The act of drawing therefore becomes a means both of approaching and of distancing the Holocaust. Art’s interviews with Vladek are punctuated by arguments over the accuracy of the account and by Vladek’s own selective omissions. These tensions illustrate the problem-solving dimension of second-generation writing: the need to balance fidelity to a parental narrative with recognition of its inevitable gaps and biases. The resulting text is consequently as much about the difficulties of listening and representing as it is about the events themselves.
Conclusion
Spiegelman’s animal imagery in Maus begins with a recognisable predator-prey structure yet continually exceeds and questions that structure through masks, inconsistencies and self-reflexive interruptions.

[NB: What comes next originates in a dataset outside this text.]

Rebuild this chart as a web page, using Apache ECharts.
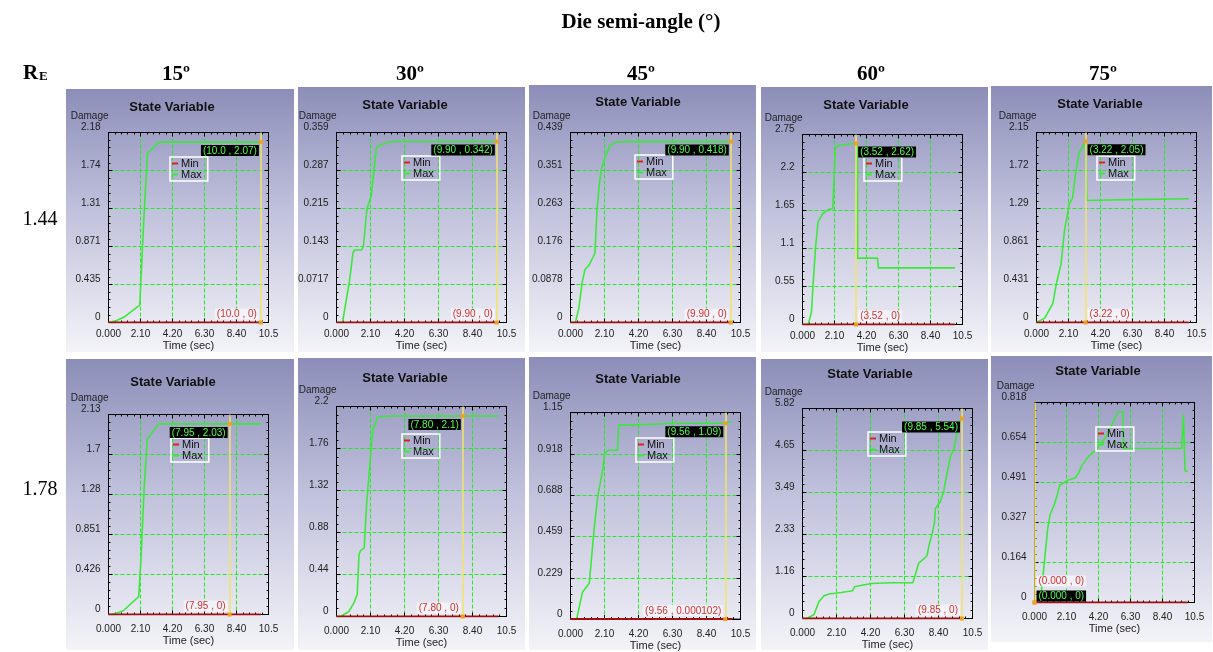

In doing so the work challenges the stereotypes it initially appears to reproduce and foregrounds the constructed character of identity. At the same time, the narrative foregrounds the ethical and emotional negotiations required of a child of survivors who must find a place within a history he has received second-hand. The result is a text that remains a significant example of how visual and verbal strategies can address the complexities of Holocaust memory without presuming direct access to events.
References
- Rothberg, M. (1994) ‘We Were Talking Jewish’: Art Spiegelman’s ‘Maus’ as Heteroglossic Text. Contemporary Literature, 35(4), pp. 661-681.
- Spiegelman, A. (1991) Maus: A Survivor’s Tale. New York: Pantheon Books.